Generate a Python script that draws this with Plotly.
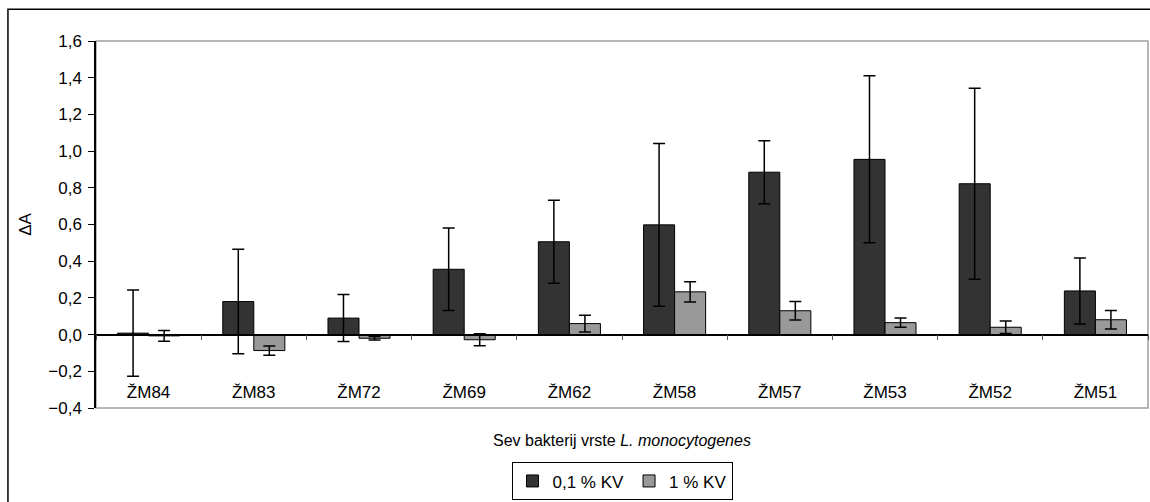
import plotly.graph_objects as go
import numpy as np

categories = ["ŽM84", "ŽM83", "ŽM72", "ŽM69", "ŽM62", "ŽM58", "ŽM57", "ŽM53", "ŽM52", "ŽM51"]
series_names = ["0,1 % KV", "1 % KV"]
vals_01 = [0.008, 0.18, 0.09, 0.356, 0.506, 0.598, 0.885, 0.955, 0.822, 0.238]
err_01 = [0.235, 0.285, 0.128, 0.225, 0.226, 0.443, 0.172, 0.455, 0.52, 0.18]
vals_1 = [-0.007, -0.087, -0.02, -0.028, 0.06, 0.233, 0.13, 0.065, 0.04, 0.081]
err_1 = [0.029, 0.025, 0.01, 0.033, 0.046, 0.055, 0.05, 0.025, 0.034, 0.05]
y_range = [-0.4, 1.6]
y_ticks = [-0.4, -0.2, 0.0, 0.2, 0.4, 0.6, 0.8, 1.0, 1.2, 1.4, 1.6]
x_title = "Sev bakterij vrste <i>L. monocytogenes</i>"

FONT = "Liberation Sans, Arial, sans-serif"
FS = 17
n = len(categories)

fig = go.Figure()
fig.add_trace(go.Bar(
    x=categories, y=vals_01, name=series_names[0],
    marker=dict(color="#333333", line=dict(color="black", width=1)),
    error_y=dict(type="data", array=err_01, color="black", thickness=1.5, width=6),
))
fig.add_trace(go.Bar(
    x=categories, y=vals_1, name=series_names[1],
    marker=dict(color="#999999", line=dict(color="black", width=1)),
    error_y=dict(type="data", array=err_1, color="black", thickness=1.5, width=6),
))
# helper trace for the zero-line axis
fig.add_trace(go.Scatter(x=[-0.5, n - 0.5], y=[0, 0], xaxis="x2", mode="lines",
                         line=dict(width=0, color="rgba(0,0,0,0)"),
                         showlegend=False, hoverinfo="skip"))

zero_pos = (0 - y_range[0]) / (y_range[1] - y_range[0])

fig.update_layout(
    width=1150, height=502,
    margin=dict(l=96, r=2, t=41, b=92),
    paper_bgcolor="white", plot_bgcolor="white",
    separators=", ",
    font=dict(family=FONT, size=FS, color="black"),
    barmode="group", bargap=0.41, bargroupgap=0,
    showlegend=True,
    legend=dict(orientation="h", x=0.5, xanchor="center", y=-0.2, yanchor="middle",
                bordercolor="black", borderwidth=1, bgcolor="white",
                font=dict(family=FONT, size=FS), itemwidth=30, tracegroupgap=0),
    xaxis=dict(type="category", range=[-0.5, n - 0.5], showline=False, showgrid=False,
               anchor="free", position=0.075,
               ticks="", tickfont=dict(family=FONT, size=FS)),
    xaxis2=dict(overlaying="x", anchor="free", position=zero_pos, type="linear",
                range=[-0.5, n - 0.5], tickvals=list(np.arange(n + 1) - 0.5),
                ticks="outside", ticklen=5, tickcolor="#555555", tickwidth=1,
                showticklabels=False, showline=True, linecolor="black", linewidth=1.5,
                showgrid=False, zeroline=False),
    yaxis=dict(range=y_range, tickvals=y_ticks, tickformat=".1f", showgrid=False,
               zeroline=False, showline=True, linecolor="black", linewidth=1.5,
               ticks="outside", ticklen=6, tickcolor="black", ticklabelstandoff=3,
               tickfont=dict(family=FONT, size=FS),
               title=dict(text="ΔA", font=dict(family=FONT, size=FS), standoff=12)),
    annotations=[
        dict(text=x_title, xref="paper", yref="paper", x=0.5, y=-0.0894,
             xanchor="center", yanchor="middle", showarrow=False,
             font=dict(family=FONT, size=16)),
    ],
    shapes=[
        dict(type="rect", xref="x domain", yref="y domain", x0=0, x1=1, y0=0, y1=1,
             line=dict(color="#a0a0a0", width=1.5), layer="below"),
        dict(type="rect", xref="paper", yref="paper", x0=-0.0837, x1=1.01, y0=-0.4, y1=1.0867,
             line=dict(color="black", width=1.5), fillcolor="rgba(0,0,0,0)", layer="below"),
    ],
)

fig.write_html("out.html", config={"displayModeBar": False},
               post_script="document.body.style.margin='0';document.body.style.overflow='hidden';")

:::::

Copy out the data above exactly, except the pictures.

* **EXERCISE SOLUTION**
Generate a Python script that draws this with Plotly.
import plotly.graph_objects as go
import numpy as np

categories = ["ŽM84", "ŽM83", "ŽM72", "ŽM69", "ŽM62", "ŽM58", "ŽM57", "ŽM53", "ŽM52", "ŽM51"]
series_names = ["0,1 % KV", "1 % KV"]
vals_01 = [0.008, 0.18, 0.09, 0.356, 0.506, 0.598, 0.885, 0.955, 0.822, 0.238]
err_01 = [0.235, 0.285, 0.128, 0.225, 0.226, 0.443, 0.172, 0.455, 0.52, 0.18]
vals_1 = [-0.007, -0.087, -0.02, -0.028, 0.06, 0.233, 0.13, 0.065, 0.04, 0.081]
err_1 = [0.029, 0.025, 0.01, 0.033, 0.046, 0.055, 0.05, 0.025, 0.034, 0.05]
y_range = [-0.4, 1.6]
y_ticks = [-0.4, -0.2, 0.0, 0.2, 0.4, 0.6, 0.8, 1.0, 1.2, 1.4, 1.6]
x_title = "Sev bakterij vrste <i>L. monocytogenes</i>"

FONT = "Liberation Sans, Arial, sans-serif"
FS = 17
n = len(categories)

fig = go.Figure()
fig.add_trace(go.Bar(
    x=categories, y=vals_01, name=series_names[0],
    marker=dict(color="#333333", line=dict(color="black", width=1)),
    error_y=dict(type="data", array=err_01, color="black", thickness=1.5, width=6),
))
fig.add_trace(go.Bar(
    x=categories, y=vals_1, name=series_names[1],
    marker=dict(color="#999999", line=dict(color="black", width=1)),
    error_y=dict(type="data", array=err_1, color="black", thickness=1.5, width=6),
))
# helper trace for the zero-line axis
fig.add_trace(go.Scatter(x=[-0.5, n - 0.5], y=[0, 0], xaxis="x2", mode="lines",
                         line=dict(width=0, color="rgba(0,0,0,0)"),
                         showlegend=False, hoverinfo="skip"))

zero_pos = (0 - y_range[0]) / (y_range[1] - y_range[0])

fig.update_layout(
    width=1150, height=502,
    margin=dict(l=96, r=2, t=41, b=92),
    paper_bgcolor="white", plot_bgcolor="white",
    separators=", ",
    font=dict(family=FONT, size=FS, color="black"),
    barmode="group", bargap=0.41, bargroupgap=0,
    showlegend=True,
    legend=dict(orientation="h", x=0.5, xanchor="center", y=-0.2, yanchor="middle",
                bordercolor="black", borderwidth=1, bgcolor="white",
                font=dict(family=FONT, size=FS), itemwidth=30, tracegroupgap=0),
    xaxis=dict(type="category", range=[-0.5, n - 0.5], showline=False, showgrid=False,
               anchor="free", position=0.075,
               ticks="", tickfont=dict(family=FONT, size=FS)),
    xaxis2=dict(overlaying="x", anchor="free", position=zero_pos, type="linear",
                range=[-0.5, n - 0.5], tickvals=list(np.arange(n + 1) - 0.5),
                ticks="outside", ticklen=5, tickcolor="#555555", tickwidth=1,
                showticklabels=False, showline=True, linecolor="black", linewidth=1.5,
                showgrid=False, zeroline=False),
    yaxis=dict(range=y_range, tickvals=y_ticks, tickformat=".1f", showgrid=False,
               zeroline=False, showline=True, linecolor="black", linewidth=1.5,
               ticks="outside", ticklen=6, tickcolor="black", ticklabelstandoff=3,
               tickfont=dict(family=FONT, size=FS),
               title=dict(text="ΔA", font=dict(family=FONT, size=FS), standoff=12)),
    annotations=[
        dict(text=x_title, xref="paper", yref="paper", x=0.5, y=-0.0894,
             xanchor="center", yanchor="middle", showarrow=False,
             font=dict(family=FONT, size=16)),
    ],
    shapes=[
        dict(type="rect", xref="x domain", yref="y domain", x0=0, x1=1, y0=0, y1=1,
             line=dict(color="#a0a0a0", width=1.5), layer="below"),
        dict(type="rect", xref="paper", yref="paper", x0=-0.0837, x1=1.01, y0=-0.4, y1=1.0867,
             line=dict(color="black", width=1.5), fillcolor="rgba(0,0,0,0)", layer="below"),
    ],
)

fig.write_html("out.html", config={"displayModeBar": False},
               post_script="document.body.style.margin='0';document.body.style.overflow='hidden';")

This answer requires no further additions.